By Luc Cohen
NEW YORK (Reuters) – Since his December arrest on fraud charges, FTX founder Sam Bankman-Fried and his lawyers have suggested part of his defense will be seeking to distance himself from the day-to-day operations of the now-bankrupt cryptocurrency exchange.
But new accusations against him and a third former member of his inner circle in recent weeks could complicate that strategy, some experts said.
Federal prosecutors in Manhattan unveiled new charges on Feb. 23 that appeared to undermine some of Bankman-Fried’s public claims since the collapse of FTX, and later revealed the guilty plea and cooperation of the exchange’s former engineering chief Nishad Singh.
Former FTX technology chief Gary Wang and Caroline Ellison, formerly the CEO of Bankman-Fried’s Alameda Research hedge fund, had each previously pleaded guilty and are cooperating.
Bankman-Fried previously pleaded not guilty to stealing billions of dollars in FTX customer funds to plug losses at Alameda.
The 31-year-old former billionaire and his lawyers have suggested they will attempt to shift blame onto Ellison and dispute her expected testimony at his Oct. 2 trial.
It is common for defendants to challenge the credibility of cooperating witnesses, often arguing that they are motivated to lie and implicate others in a bid to win leniency.
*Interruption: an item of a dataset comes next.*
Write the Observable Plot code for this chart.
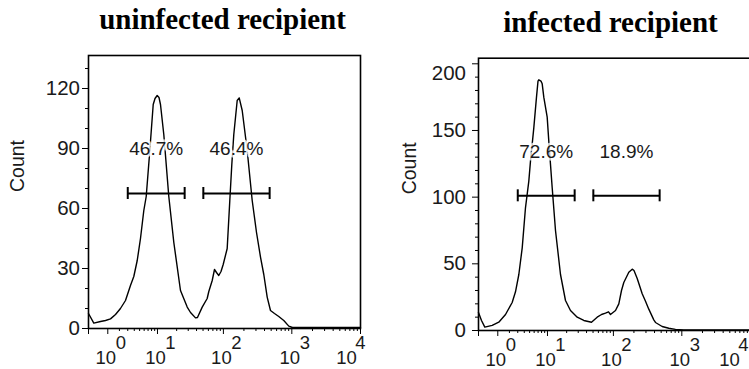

Doing so is more difficult when multiple witnesses point the finger at the same person, experts said.
“The defendant is going to say, ‘No, you did it, you’re the one who was the most responsible, and now you’re trying to blame me,'” said Rebecca Mermelstein, a former Manhattan federal prosecutor.
Spokespeople for Bankman-Fried and for the U.S. Attorney’s office in Manhattan declined to comment.
‘VERY DIFFERENT VIEW’
At her plea hearing in December, Ellison admitted she and Bankman-Fried conspired to mislead Alameda’s lenders, with Alameda providing secret loans to Bankman-Fried which the hedge fund then hid on its balance sheets.
Bankman-Fried appeared to contradict that in a Jan. 12 blog post, saying he was not running Alameda and “was told” – without saying by whom – that its balance sheets were accurate.
Bankman-Fried’s defense lawyer Mark Cohen also challenged another of Ellison’s statements to prosecutors: according to U.S. District Judge Lewis Kaplan, she told them that Bankman-Fried had instructed FTX employees it was “best not to have documents” because they could be used as evidence.
“We have a very different view of what happened,” Cohen said at a Feb. 16 court hearing. “That’s for trial, your Honor, but that’s not what happened.”
Ellison’s lawyer did not respond to requests for comment.
In unveiling the new charges in a superseding indictment, prosecutors dismissed the idea that Bankman-Fried was in the dark about his former colleagues’ crimes. Prosecutors said he directed Ellison to mislead creditors about the money Alameda borrowed, and that he remained Alameda’s “ultimate decisionmaker” despite stepping down as CEO.
“The superseding indictment seems designed to undercut the defenses that he has floated in public,” said Mark Kasten, counsel at Buchanan Ingersoll & Rooney in Philadelphia.
It also complicates Bankman-Fried’s defense because it contains references to an electronic message Bankman-Fried received from Ellison, as well as messages between him and Singh, who is referred to in the indictment as CC-1. Prosecutors described the conversation between the two men as a plot to conceal a scheme to make illegal political campaign donations.
Beyond the content of the particular messages, the mere revelation that prosecutors have them could be troubling for Bankman-Fried, since contemporaneous statements by a defendant can make it harder to refute witness testimony, experts said.
Despite the hurdles, experts said Bankman-Fried will still likely dispute that he knew former members of his inner circle were breaking the law, Kasten said.
“He still is going to have to attack the government witnesses,” Kasten said, summing up one possible defense: “Yes, he was the public face of the company, but he trusted his confidantes to run the business, and he thought that they were doing it lawfully.”